The surprise was when I recently revisited the review to see if I would be able to upload the photos now, the review wasn’t there anymore.  Hummm….  A little internet research revealed that Amazon is now taking down some reviews.  There’s some internet chat about the reasoning behind their decision, but the fact that they do makes me pretty skeptical about the entire review process.

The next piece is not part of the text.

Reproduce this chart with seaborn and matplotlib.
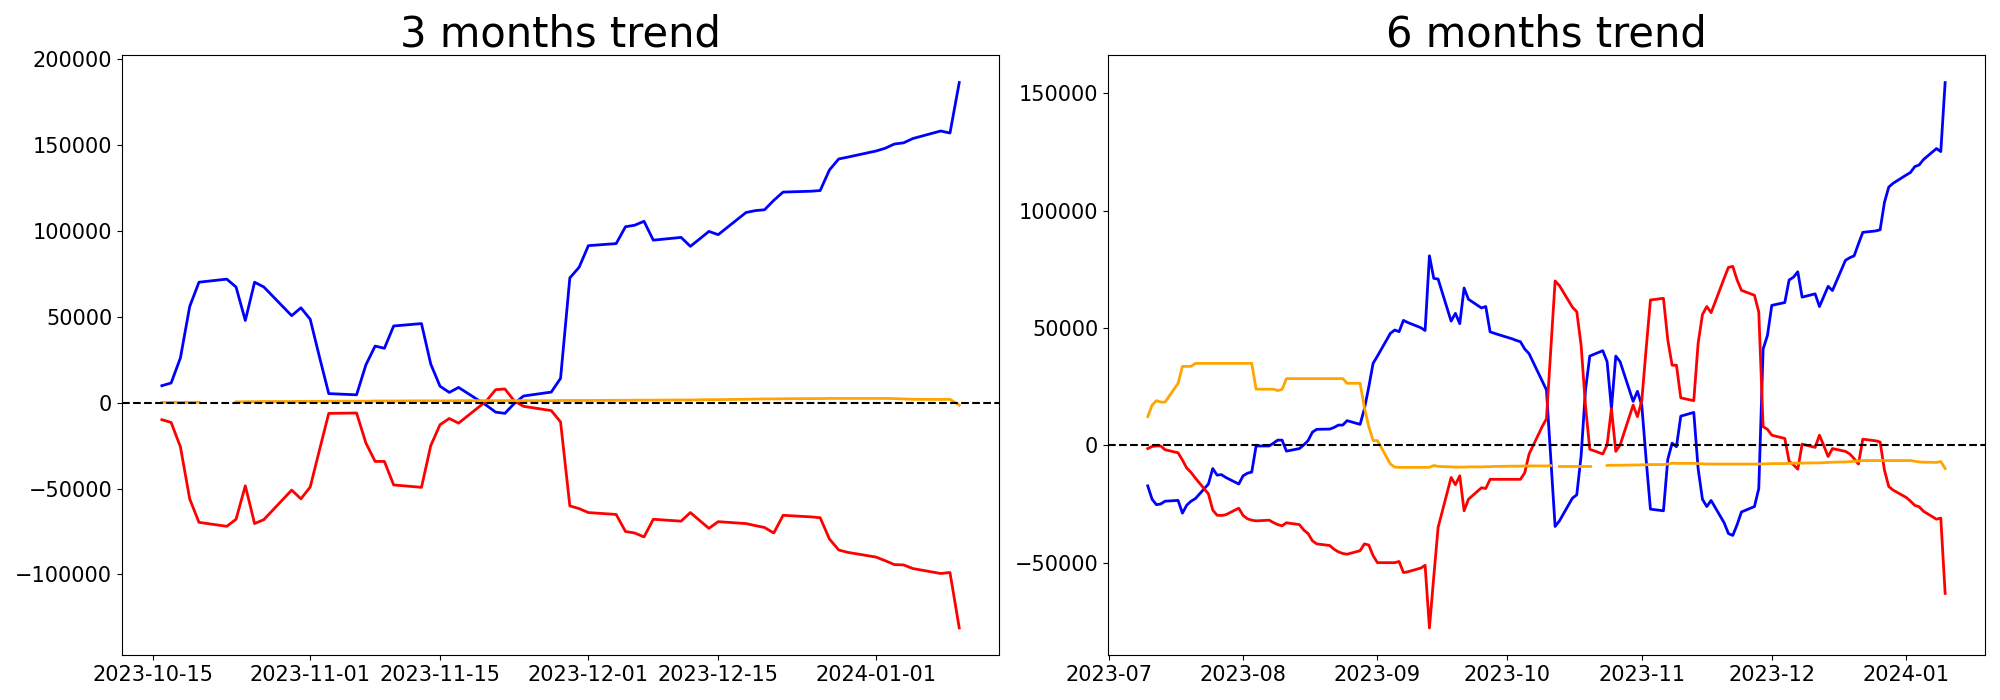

The point here is, you ought to be wary of the review system, too.  How do we know we’re getting honest opinions?  I don’t know the answer to that question but I do know that I’m going to go back and re-review that book.  Hopefully I’ll be able to upload the photos now.

Sage Cottage

Sage Cottage, Adairsville GA  Watercolor / pen and ink, Kit Miracle

Sage Cottage, Adairsville GA Watercolor / pen and ink, Kit Miracle

We were in Georgia last month for a wedding at the Barnsley Estate. We stayed at a wonderful bed and breakfast a few miles away called the Sage Cottage.  Owners, Jim and Sharon Southerland, were such gracious hosts and made us feel welcome in every way.  The house is actually quite large with really beautiful grounds. Another wedding party had taken over most of the remainder of the rooms.  There was plenty of space to roam so I decided to use my time to make this watercolor / pen and ink sketch of the main house.  It was difficult to choose a view as the grounds were laid out so well, with hidden nooks, statuary, and gardens.

This was painted in a Pentalic Aqua Journal which has really thick pages, almost like cardboard.  I use a couple of clips to hold the pages open but otherwise, there is no buckling from watermedia.  I only wished later that I had used a larger sheet of paper, maybe an 11 x 14.  This is 5 x 16 (5 x 8 landscape notebook).